> **Written request**:
Quote each line of the material verbatim, without the pictures.

───── Data segment

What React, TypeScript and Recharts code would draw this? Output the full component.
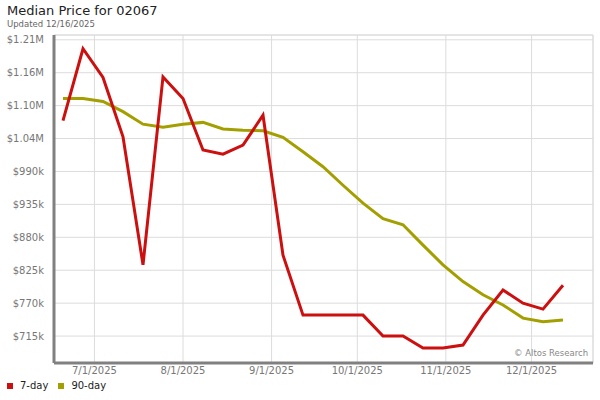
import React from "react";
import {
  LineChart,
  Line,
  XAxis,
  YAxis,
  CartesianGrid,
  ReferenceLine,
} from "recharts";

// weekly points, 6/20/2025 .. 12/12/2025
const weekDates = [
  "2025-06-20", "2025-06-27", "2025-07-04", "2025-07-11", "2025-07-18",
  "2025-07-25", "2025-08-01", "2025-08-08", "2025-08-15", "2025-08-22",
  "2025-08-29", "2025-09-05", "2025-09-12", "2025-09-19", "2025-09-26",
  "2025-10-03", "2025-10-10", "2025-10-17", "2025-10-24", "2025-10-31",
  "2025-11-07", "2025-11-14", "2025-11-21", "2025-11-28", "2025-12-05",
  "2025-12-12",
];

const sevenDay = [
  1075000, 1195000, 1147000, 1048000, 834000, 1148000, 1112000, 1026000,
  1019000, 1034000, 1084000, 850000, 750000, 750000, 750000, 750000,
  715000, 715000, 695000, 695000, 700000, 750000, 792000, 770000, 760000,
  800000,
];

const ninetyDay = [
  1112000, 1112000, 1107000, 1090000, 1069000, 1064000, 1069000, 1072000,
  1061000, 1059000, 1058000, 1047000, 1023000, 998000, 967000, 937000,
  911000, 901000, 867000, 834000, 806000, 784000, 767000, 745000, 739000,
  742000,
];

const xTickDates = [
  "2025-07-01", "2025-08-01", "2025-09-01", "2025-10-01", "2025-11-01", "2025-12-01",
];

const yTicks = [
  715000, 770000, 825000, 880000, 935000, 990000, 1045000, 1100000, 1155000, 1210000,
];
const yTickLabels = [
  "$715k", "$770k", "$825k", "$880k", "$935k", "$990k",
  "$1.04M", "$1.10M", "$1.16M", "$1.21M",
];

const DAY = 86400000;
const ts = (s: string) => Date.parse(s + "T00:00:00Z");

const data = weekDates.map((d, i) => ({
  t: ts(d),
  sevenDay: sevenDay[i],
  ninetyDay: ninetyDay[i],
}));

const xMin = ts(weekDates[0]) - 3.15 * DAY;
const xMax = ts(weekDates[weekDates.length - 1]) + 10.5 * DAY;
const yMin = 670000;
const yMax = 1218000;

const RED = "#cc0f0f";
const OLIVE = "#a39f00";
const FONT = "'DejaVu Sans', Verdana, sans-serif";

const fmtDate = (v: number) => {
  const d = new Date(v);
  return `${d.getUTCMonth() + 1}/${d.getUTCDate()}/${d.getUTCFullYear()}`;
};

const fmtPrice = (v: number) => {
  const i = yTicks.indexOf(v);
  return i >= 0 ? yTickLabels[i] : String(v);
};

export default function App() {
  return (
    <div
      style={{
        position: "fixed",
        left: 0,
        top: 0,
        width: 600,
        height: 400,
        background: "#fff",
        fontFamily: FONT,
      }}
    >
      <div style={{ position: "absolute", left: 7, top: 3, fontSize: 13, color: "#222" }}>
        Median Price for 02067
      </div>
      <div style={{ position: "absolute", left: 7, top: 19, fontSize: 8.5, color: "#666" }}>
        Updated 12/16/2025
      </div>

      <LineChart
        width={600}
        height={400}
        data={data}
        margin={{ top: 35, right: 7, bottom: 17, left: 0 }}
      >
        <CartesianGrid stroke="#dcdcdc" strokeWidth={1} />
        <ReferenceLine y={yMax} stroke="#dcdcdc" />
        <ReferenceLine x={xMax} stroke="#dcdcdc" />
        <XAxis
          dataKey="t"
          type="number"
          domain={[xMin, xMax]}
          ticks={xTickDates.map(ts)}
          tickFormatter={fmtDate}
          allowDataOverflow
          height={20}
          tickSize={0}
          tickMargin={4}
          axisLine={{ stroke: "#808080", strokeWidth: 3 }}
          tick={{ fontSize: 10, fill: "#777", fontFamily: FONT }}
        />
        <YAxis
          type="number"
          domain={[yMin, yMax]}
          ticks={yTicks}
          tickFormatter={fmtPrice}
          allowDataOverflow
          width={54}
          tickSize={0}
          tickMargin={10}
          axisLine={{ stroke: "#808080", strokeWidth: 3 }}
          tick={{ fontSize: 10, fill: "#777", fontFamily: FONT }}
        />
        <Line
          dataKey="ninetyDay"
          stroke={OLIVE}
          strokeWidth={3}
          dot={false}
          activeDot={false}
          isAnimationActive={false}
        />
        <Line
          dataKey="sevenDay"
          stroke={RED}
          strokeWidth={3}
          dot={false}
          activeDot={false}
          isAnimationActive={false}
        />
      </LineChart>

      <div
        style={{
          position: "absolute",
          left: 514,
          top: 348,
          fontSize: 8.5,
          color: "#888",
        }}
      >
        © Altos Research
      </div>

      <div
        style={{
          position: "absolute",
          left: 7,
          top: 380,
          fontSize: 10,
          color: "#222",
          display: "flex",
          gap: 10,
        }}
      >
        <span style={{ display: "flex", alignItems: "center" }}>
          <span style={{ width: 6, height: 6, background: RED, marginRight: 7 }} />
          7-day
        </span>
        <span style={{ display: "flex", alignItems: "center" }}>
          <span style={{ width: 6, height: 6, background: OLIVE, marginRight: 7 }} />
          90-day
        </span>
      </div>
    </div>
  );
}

──────────

> **Exercise result**:
What React, TypeScript and Recharts code would draw this? Output the full component.
import React from "react";
import {
  LineChart,
  Line,
  XAxis,
  YAxis,
  CartesianGrid,
  ReferenceLine,
} from "recharts";

// weekly points, 6/20/2025 .. 12/12/2025
const weekDates = [
  "2025-06-20", "2025-06-27", "2025-07-04", "2025-07-11", "2025-07-18",
  "2025-07-25", "2025-08-01", "2025-08-08", "2025-08-15", "2025-08-22",
  "2025-08-29", "2025-09-05", "2025-09-12", "2025-09-19", "2025-09-26",
  "2025-10-03", "2025-10-10", "2025-10-17", "2025-10-24", "2025-10-31",
  "2025-11-07", "2025-11-14", "2025-11-21", "2025-11-28", "2025-12-05",
  "2025-12-12",
];

const sevenDay = [
  1075000, 1195000, 1147000, 1048000, 834000, 1148000, 1112000, 1026000,
  1019000, 1034000, 1084000, 850000, 750000, 750000, 750000, 750000,
  715000, 715000, 695000, 695000, 700000, 750000, 792000, 770000, 760000,
  800000,
];

const ninetyDay = [
  1112000, 1112000, 1107000, 1090000, 1069000, 1064000, 1069000, 1072000,
  1061000, 1059000, 1058000, 1047000, 1023000, 998000, 967000, 937000,
  911000, 901000, 867000, 834000, 806000, 784000, 767000, 745000, 739000,
  742000,
];

const xTickDates = [
  "2025-07-01", "2025-08-01", "2025-09-01", "2025-10-01", "2025-11-01", "2025-12-01",
];

const yTicks = [
  715000, 770000, 825000, 880000, 935000, 990000, 1045000, 1100000, 1155000, 1210000,
];
const yTickLabels = [
  "$715k", "$770k", "$825k", "$880k", "$935k", "$990k",
  "$1.04M", "$1.10M", "$1.16M", "$1.21M",
];

const DAY = 86400000;
const ts = (s: string) => Date.parse(s + "T00:00:00Z");

const data = weekDates.map((d, i) => ({
  t: ts(d),
  sevenDay: sevenDay[i],
  ninetyDay: ninetyDay[i],
}));

const xMin = ts(weekDates[0]) - 3.15 * DAY;
const xMax = ts(weekDates[weekDates.length - 1]) + 10.5 * DAY;
const yMin = 670000;
const yMax = 1218000;

const RED = "#cc0f0f";
const OLIVE = "#a39f00";
const FONT = "'DejaVu Sans', Verdana, sans-serif";

const fmtDate = (v: number) => {
  const d = new Date(v);
  return `${d.getUTCMonth() + 1}/${d.getUTCDate()}/${d.getUTCFullYear()}`;
};

const fmtPrice = (v: number) => {
  const i = yTicks.indexOf(v);
  return i >= 0 ? yTickLabels[i] : String(v);
};

export default function App() {
  return (
    <div
      style={{
        position: "fixed",
        left: 0,
        top: 0,
        width: 600,
        height: 400,
        background: "#fff",
        fontFamily: FONT,
      }}
    >
      <div style={{ position: "absolute", left: 7, top: 3, fontSize: 13, color: "#222" }}>
        Median Price for 02067
      </div>
      <div style={{ position: "absolute", left: 7, top: 19, fontSize: 8.5, color: "#666" }}>
        Updated 12/16/2025
      </div>

      <LineChart
        width={600}
        height={400}
        data={data}
        margin={{ top: 35, right: 7, bottom: 17, left: 0 }}
      >
        <CartesianGrid stroke="#dcdcdc" strokeWidth={1} />
        <ReferenceLine y={yMax} stroke="#dcdcdc" />
        <ReferenceLine x={xMax} stroke="#dcdcdc" />
        <XAxis
          dataKey="t"
          type="number"
          domain={[xMin, xMax]}
          ticks={xTickDates.map(ts)}
          tickFormatter={fmtDate}
          allowDataOverflow
          height={20}
          tickSize={0}
          tickMargin={4}
          axisLine={{ stroke: "#808080", strokeWidth: 3 }}
          tick={{ fontSize: 10, fill: "#777", fontFamily: FONT }}
        />
        <YAxis
          type="number"
          domain={[yMin, yMax]}
          ticks={yTicks}
          tickFormatter={fmtPrice}
          allowDataOverflow
          width={54}
          tickSize={0}
          tickMargin={10}
          axisLine={{ stroke: "#808080", strokeWidth: 3 }}
          tick={{ fontSize: 10, fill: "#777", fontFamily: FONT }}
        />
        <Line
          dataKey="ninetyDay"
          stroke={OLIVE}
          strokeWidth={3}
          dot={false}
          activeDot={false}
          isAnimationActive={false}
        />
        <Line
          dataKey="sevenDay"
          stroke={RED}
          strokeWidth={3}
          dot={false}
          activeDot={false}
          isAnimationActive={false}
        />
      </LineChart>

      <div
        style={{
          position: "absolute",
          left: 514,
          top: 348,
          fontSize: 8.5,
          color: "#888",
        }}
      >
        © Altos Research
      </div>

      <div
        style={{
          position: "absolute",
          left: 7,
          top: 380,
          fontSize: 10,
          color: "#222",
          display: "flex",
          gap: 10,
        }}
      >
        <span style={{ display: "flex", alignItems: "center" }}>
          <span style={{ width: 6, height: 6, background: RED, marginRight: 7 }} />
          7-day
        </span>
        <span style={{ display: "flex", alignItems: "center" }}>
          <span style={{ width: 6, height: 6, background: OLIVE, marginRight: 7 }} />
          90-day
        </span>
      </div>
    </div>
  );
}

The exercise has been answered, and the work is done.